When it comes to finding new love, Youngs is lovingly referring to her “beautiful wife,” Jess Abbott. Youngs credited the inspiration for the album’s titular song “Avalanche” to Abbott, whom she married in 2021. The couple now raise their nine-month-old son, Alderic, at their home in Maine.

I was pretty newly married to Jess, and pretty newly settled in Maine in what I hope to be my permanent residence for all time,” Youngs said. “And I was feeling a level of peace and joy that I was not used to feeling. And it felt like I had been in the aforementioned tunnel for a very long time trying to get here — to that place, to that moment, to that sort of peace. And it was not easy to get there. There were dark, difficult moments. But when [songwriter] Madi [Diaz] and I got together to write [the song], I was just so full of happiness in a sense that like, things were good, and that I was very much where I really wanted to be. So I wanted to write a song of gratitude to my wife, Jess.”

When it came to titling the album, Youngs said “Avalanche” was the “only choice.”

“I was thinking a lot about how an avalanche can sort of absolutely decimate but how total destruction makes way for new life and new beauty — a new experience,” she said.
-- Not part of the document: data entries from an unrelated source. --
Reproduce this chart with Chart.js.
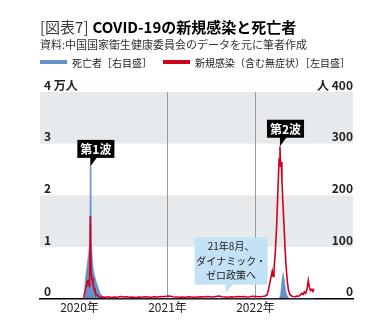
<!DOCTYPE html>
<html lang="ja">
<head>
<meta charset="utf-8">
<script src="https://cdn.jsdelivr.net/npm/chart.js@4"></script>
<style>
  html, body { margin: 0; padding: 0; background: #fff; }
  body { width: 391px; height: 333px; position: relative; overflow: hidden;
         font-family: 'Noto Sans CJK JP', 'Noto Sans', sans-serif; color: #222; }
  #chart { position: absolute; left: 0; top: 0; }
  .ttl { position: absolute; left: 40px; top: 18px; font-size: 15px; line-height: 18px; white-space: nowrap; }
  .ttl .fig { color: #333; font-weight: normal; margin-right: 4px; }
  .ttl b { color: #000; font-weight: bold; }
  .src { position: absolute; left: 40px; top: 38px; font-size: 11px; line-height: 13px; color: #333; white-space: nowrap; }
  .leg { position: absolute; top: 55px; height: 14px; display: flex; align-items: center;
         font-size: 10px; white-space: nowrap; }
  .leg i { display: inline-block; width: 27px; height: 4px; margin-right: 5px; }
</style>
</head>
<body>
<canvas id="chart" width="391" height="333"></canvas>
<div class="ttl"><span class="fig">[図表7]</span><b>COVID-19の新規感染と死亡者</b></div>
<div class="src">資料:中国国家衛生健康委員会のデータを元に筆者作成</div>
<div class="leg" style="left:40px"><i style="background:#6591ca"></i>死亡者［右目盛］</div>
<div class="leg" style="left:163px"><i style="background:#d2001f"></i>新規感染（含む無症状）［左目盛］</div>
<script>
// 年の目盛
const yearTicks = [2020, 2021, 2022];

// 新規感染（人/日）: 日付は年の小数
const infectionDates = [
  2020.040, 2020.051, 2020.063, 2020.074, 2020.085, 2020.097, 2020.108, 2020.115, 2020.123, 2020.131,
  2020.142, 2020.153, 2020.165, 2020.176, 2020.188, 2020.199, 2020.215, 2020.233, 2020.250, 2020.267,
  2020.290, 2020.325, 2020.360, 2020.395, 2020.430, 2020.465, 2020.500, 2020.535, 2020.570, 2020.605,
  2020.640, 2020.675, 2020.710, 2020.745, 2020.780, 2020.815, 2020.850, 2020.885, 2020.920, 2020.955,
  2020.990, 2021.025, 2021.060, 2021.095, 2021.130, 2021.165, 2021.200, 2021.235, 2021.270, 2021.305,
  2021.340, 2021.375, 2021.410, 2021.445, 2021.480, 2021.515, 2021.550, 2021.585, 2021.620, 2021.655,
  2021.690, 2021.725, 2021.760, 2021.795, 2021.830, 2021.865, 2021.900, 2021.935, 2021.970, 2022.005,
  2022.040, 2022.075, 2022.110, 2022.130, 2022.145, 2022.160, 2022.172, 2022.190, 2022.200, 2022.210,
  2022.225, 2022.240, 2022.255, 2022.268, 2022.278, 2022.285, 2022.292, 2022.300, 2022.310, 2022.322,
  2022.335, 2022.347, 2022.360, 2022.375, 2022.390, 2022.410, 2022.430, 2022.450, 2022.470, 2022.490,
  2022.510, 2022.525, 2022.540, 2022.555, 2022.570, 2022.585, 2022.600, 2022.612, 2022.625, 2022.640,
  2022.652, 2022.665
];
const infections = [
  0, 500, 1500, 2500, 3300, 3500, 2800, 2200, 16000, 5000,
  4000, 2800, 2000, 1300, 900, 700, 450, 300, 250, 300,
  250, 350, 200, 300, 250, 400, 300, 350, 250, 300,
  200, 300, 250, 350, 300, 250, 350, 300, 400, 350,
  450, 500, 350, 300, 250, 300, 250, 350, 300, 250,
  300, 350, 300, 400, 350, 300, 400, 500, 350, 300,
  250, 350, 300, 400, 350, 400, 300, 350, 450, 400,
  350, 400, 500, 700, 1500, 2800, 3800, 5300, 4300, 5500,
  9000, 14000, 21000, 27000, 29500, 25500, 26500, 23000, 19000, 15000,
  10000, 6500, 3500, 1600, 800, 500, 400, 350, 500, 450,
  700, 1000, 800, 1300, 1000, 1800, 3500, 2200, 1600, 1800,
  1400, 1900
];

// 死亡者（人/日）
const deathDates = [
  2020.055, 2020.062, 2020.075, 2020.090, 2020.105, 2020.115, 2020.123, 2020.130, 2020.140, 2020.155,
  2020.170, 2020.190, 2020.210, 2020.235, 2020.270, 2020.320, 2022.270, 2022.285, 2022.295, 2022.305,
  2022.314, 2022.325, 2022.337, 2022.350, 2022.365, 2022.380, 2022.400, 2022.665
];
const deaths = [
  0, 30, 50, 70, 90, 110, 256, 120, 90, 58,
  45, 33, 22, 10, 3, 0, 0, 8, 25, 42,
  50, 38, 22, 10, 4, 1, 0, 0
];

// 注記
const waveNames = ["第1波", "第2波"];
const waveDates = [2020.123, 2022.278];
const wavePeaks = [256, 29500];
const waveAxes = ["yR", "yL"];
const policyLines = ["21年8月、", "ダイナミック・", "ゼロ政策へ"];
const policyDate = 2021.66;

// 背景の帯（左目盛の単位）
const bands = [[10000, 20000], [30000, 40000]];

const FONT = "'Noto Sans CJK JP', 'Noto Sans', sans-serif";
Chart.defaults.font.family = FONT;
Chart.defaults.color = "#222";

const bandPlugin = {
  id: "bands",
  beforeDraw(chart) {
    const { ctx, chartArea: { left, right }, scales: { yL } } = chart;
    ctx.save();
    ctx.fillStyle = "#e7eaed";
    bands.forEach(b => {
      const top = yL.getPixelForValue(b[1]);
      const bottom = yL.getPixelForValue(b[0]);
      ctx.fillRect(left, top, right - left, bottom - top);
    });
    ctx.restore();
  }
};

const calloutPlugin = {
  id: "callouts",
  afterDatasetsDraw(chart) {
    const { ctx, scales } = chart;
    ctx.save();
    // 第1波・第2波
    ctx.font = "bold 12px " + FONT;
    ctx.textAlign = "center";
    ctx.textBaseline = "middle";
    waveNames.forEach((name, i) => {
      const tx = scales.x.getPixelForValue(waveDates[i]);
      const ty = scales[waveAxes[i]].getPixelForValue(wavePeaks[i]);
      const w = ctx.measureText(name).width + 6;
      const h = 18;
      const bx = tx - 13;
      const bBottom = ty - 8.5;
      ctx.fillStyle = "#000";
      ctx.fillRect(bx, bBottom - h, w, h);
      ctx.beginPath();
      ctx.moveTo(tx, bBottom - 1);
      ctx.lineTo(tx + 7, bBottom - 1);
      ctx.lineTo(tx, ty);
      ctx.closePath();
      ctx.fill();
      ctx.fillStyle = "#fff";
      ctx.fillText(name, bx + w / 2, bBottom - h / 2 + 0.5);
    });
    // ダイナミック・ゼロ政策
    const px = scales.x.getPixelForValue(policyDate);
    const py = scales.yL.getPixelForValue(0) - 5;
    const bw = 73, bh = 47;
    const bx = px - 31;
    const bb = py - 9;
    ctx.fillStyle = "#c3e2f6";
    ctx.fillRect(bx, bb - bh, bw, bh);
    ctx.beginPath();
    ctx.moveTo(px, bb - 1);
    ctx.lineTo(px + 8, bb - 1);
    ctx.lineTo(px, py);
    ctx.closePath();
    ctx.fill();
    ctx.fillStyle = "#222";
    ctx.font = "10px " + FONT;
    policyLines.forEach((t, i) => {
      ctx.fillText(t, bx + bw / 2, bb - bh + 8.5 + i * 14.7);
    });
    ctx.restore();
  }
};

const toPoints = (xs, ys) => xs.map((x, i) => ({ x: x, y: ys[i] }));

new Chart(document.getElementById("chart"), {
  type: "line",
  data: {
    datasets: [
      {
        label: "死亡者［右目盛］",
        data: toPoints(deathDates, deaths),
        yAxisID: "yR",
        fill: "origin",
        backgroundColor: "#6591ca",
        borderColor: "#6591ca",
        borderWidth: 0.6,
        pointRadius: 0,
        tension: 0,
        order: 2
      },
      {
        label: "新規感染（含む無症状）［左目盛］",
        data: toPoints(infectionDates, infections),
        yAxisID: "yL",
        fill: false,
        borderColor: "#d2001f",
        borderWidth: 1.6,
        pointRadius: 0,
        tension: 0,
        order: 1
      }
    ]
  },
  options: {
    responsive: false,
    animation: false,
    devicePixelRatio: 1,
    layout: { padding: { left: 40, right: 38, top: 92, bottom: 16 } },
    plugins: { legend: { display: false }, tooltip: { enabled: false } },
    scales: {
      x: {
        type: "linear",
        min: 2019.551,
        max: 2023.108,
        afterBuildTicks: s => { s.ticks = yearTicks.map(v => ({ value: v })); },
        ticks: {
          callback: v => v + "年",
          font: { size: 12 },
          padding: 2,
          maxRotation: 0,
          autoSkip: false
        },
        grid: {
          color: c => (c.tick && c.tick.value === yearTicks[0]) ? "rgba(0,0,0,0)" : "#9a9a9a",
          lineWidth: 1,
          drawTicks: false
        },
        border: { display: true, color: "#000", width: 1.5 }
      },
      yL: {
        position: "left",
        min: 0,
        max: 40000,
        afterFit: s => { s.width = 0; },
        ticks: {
          stepSize: 10000,
          mirror: true,
          padding: 4,
          labelOffset: -7,
          font: { size: 12, weight: "bold" },
          callback: v => v === 40000 ? "4 万人" : String(v / 10000)
        },
        grid: { display: false, drawTicks: false },
        border: { display: false }
      },
      yR: {
        position: "right",
        min: 0,
        max: 400,
        afterFit: s => { s.width = 0; },
        ticks: {
          stepSize: 100,
          mirror: true,
          padding: 0,
          labelOffset: -7,
          font: { size: 12, weight: "bold" },
          callback: v => v === 400 ? "人 400" : String(v)
        },
        grid: { display: false, drawTicks: false },
        border: { display: false }
      }
    }
  },
  plugins: [bandPlugin, calloutPlugin]
});
</script>
</body>
</html>
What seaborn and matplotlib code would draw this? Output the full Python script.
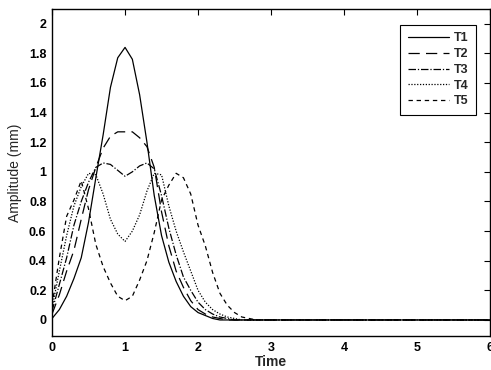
import numpy as np
import pandas as pd
import matplotlib
matplotlib.use("Agg")
import matplotlib.pyplot as plt
import seaborn as sns

# ---- data ----
time = [0.0, 0.1, 0.2, 0.3, 0.4, 0.5, 0.6, 0.7, 0.8, 0.9,
        1.0, 1.1, 1.2, 1.3, 1.4, 1.5, 1.6, 1.7, 1.8, 1.9,
        2.0, 2.1, 2.2, 2.3, 2.4, 2.5, 2.6, 2.7, 2.8, 2.9, 3.0, 6.0]

t1 = [0.01, 0.07, 0.16, 0.28, 0.42, 0.66, 0.96, 1.25, 1.57, 1.77,
      1.84, 1.76, 1.52, 1.20, 0.84, 0.57, 0.39, 0.26, 0.16, 0.09,
      0.05, 0.03, 0.01, 0.0, 0.0, 0.0, 0.0, 0.0, 0.0, 0.0, 0.0, 0.0]
t2 = [0.04, 0.17, 0.33, 0.47, 0.68, 0.88, 1.03, 1.16, 1.24, 1.27,
      1.27, 1.27, 1.23, 1.17, 1.03, 0.73, 0.50, 0.33, 0.22, 0.13,
      0.07, 0.04, 0.02, 0.01, 0.0, 0.0, 0.0, 0.0, 0.0, 0.0, 0.0, 0.0]
t3 = [0.06, 0.24, 0.42, 0.64, 0.80, 0.93, 1.03, 1.06, 1.05, 1.01,
      0.97, 1.00, 1.04, 1.06, 1.02, 0.84, 0.62, 0.44, 0.29, 0.20,
      0.12, 0.07, 0.04, 0.02, 0.01, 0.0, 0.0, 0.0, 0.0, 0.0, 0.0, 0.0]
t4 = [0.08, 0.33, 0.57, 0.77, 0.90, 0.99, 0.98, 0.85, 0.68, 0.58,
      0.53, 0.60, 0.71, 0.87, 0.99, 0.98, 0.77, 0.60, 0.46, 0.33,
      0.20, 0.12, 0.07, 0.04, 0.02, 0.01, 0.0, 0.0, 0.0, 0.0, 0.0, 0.0]
t5 = [0.10, 0.42, 0.70, 0.81, 0.94, 0.75, 0.51, 0.36, 0.25, 0.16,
      0.13, 0.16, 0.27, 0.40, 0.59, 0.81, 0.91, 0.99, 0.96, 0.85,
      0.64, 0.50, 0.32, 0.18, 0.10, 0.05, 0.02, 0.01, 0.0, 0.0, 0.0, 0.0]

series_names = ["T1", "T2", "T3", "T4", "T5"]
series_values = [t1, t2, t3, t4, t5]

x_ticks = [0, 1, 2, 3, 4, 5, 6]
y_ticks = [0, 0.2, 0.4, 0.6, 0.8, 1.0, 1.2, 1.4, 1.6, 1.8, 2.0]
y_tick_labels = ["0", "0.2", "0.4", "0.6", "0.8", "1", "1.2", "1.4", "1.6", "1.8", "2"]

# ---- styling ----
sns.set_theme(style="white")
plt.rcParams["font.family"] = ["Liberation Sans", "DejaVu Sans"]

styles = {
    "T1": "-",
    "T2": (0, (9, 5)),
    "T3": (0, (6, 1.5, 1, 1.5)),
    "T4": (0, (1, 1.3)),
    "T5": (0, (3.5, 3)),
}

fig = plt.figure(figsize=(4.91, 3.70), dpi=100)
ax = fig.add_axes([0.106, 0.092, 0.892, 0.884])

df = pd.DataFrame({"Time": time * len(series_names),
                   "Amplitude": sum(series_values, []),
                   "Series": sum([[n] * len(time) for n in series_names], [])})

for name in series_names:
    sub = df[df["Series"] == name]
    sns.lineplot(data=sub, x="Time", y="Amplitude", ax=ax, color="black",
                 linewidth=0.9, linestyle=styles[name], label=name,
                 estimator=None, sort=False)

ax.set_xlim(0, 6)
ax.set_ylim(-0.108, 2.1)
ax.set_xticks(x_ticks)
ax.set_yticks(y_ticks)
ax.set_yticklabels(y_tick_labels)
ax.tick_params(direction="in", length=4, width=0.8, top=True, right=True,
               labelsize=9, colors="black", pad=4)
for lab in ax.get_xticklabels() + ax.get_yticklabels():
    lab.set_fontweight("bold")
for sp in ax.spines.values():
    sp.set_color("black")
    sp.set_linewidth(1.0)

ax.set_xlabel("Time", fontsize=10, fontweight="bold", labelpad=1)
ax.set_ylabel("Amplitude (mm)", fontsize=10, fontweight="normal", labelpad=5)

leg = ax.legend(loc="upper right", bbox_to_anchor=(0.968, 0.951),
                borderaxespad=0, fontsize=9, frameon=True, fancybox=False,
                framealpha=1, edgecolor="black", handlelength=3.3,
                labelspacing=0.3, borderpad=0.6, handletextpad=0.4)
leg.get_frame().set_linewidth(0.8)
for txt in leg.get_texts():
    txt.set_fontweight("bold")

fig.savefig("out.png", dpi=100)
The greatest gift music has to offer

(Photo: Lisa Czech)

Outside of the tour, Youngs is keeping busy with other pursuits. This includes co-writing a book with Kristin Russo, her ex-wife — now friend — and “Buffering the Vampire Slayer” co-host, about the duo’s relationship and how it overlaps with both “Buffy” and “Buffering.”

“I really like how it’s coming out,” Youngs said. “Hopefully other people will too.”

Youngs and Russo also recently launched another podcast called “The eX-Files,” where similar to “Buffering,” they recap and discuss the television series, “The X-Files.” Youngs’ podcasting efforts will also soon extend to an upcoming narrative fiction podcast due out next year. However, she is currently withholding specific details.

“[This] project is science fiction,” she said with a smile. “And there is a musical component. And that is probably all I can say at the moment.”

While waiting for these new projects, Youngs’ fans can plug in their earbuds and listen to “Avalanche.” She hopes audiences will bop their heads and ultimately find comfort from the songs within.

“Could it be that the greatest gift music has to offer us as listeners is comfort?” Youngs reflected. “That could be it. This is the first time I’ve asked myself this question, but it feels right. And there are a lot of experiences contained in the album, for which I required a great deal of comfort. If somehow those experiences can be turned into something that could then give comfort to other people, I think that would be pretty cool.”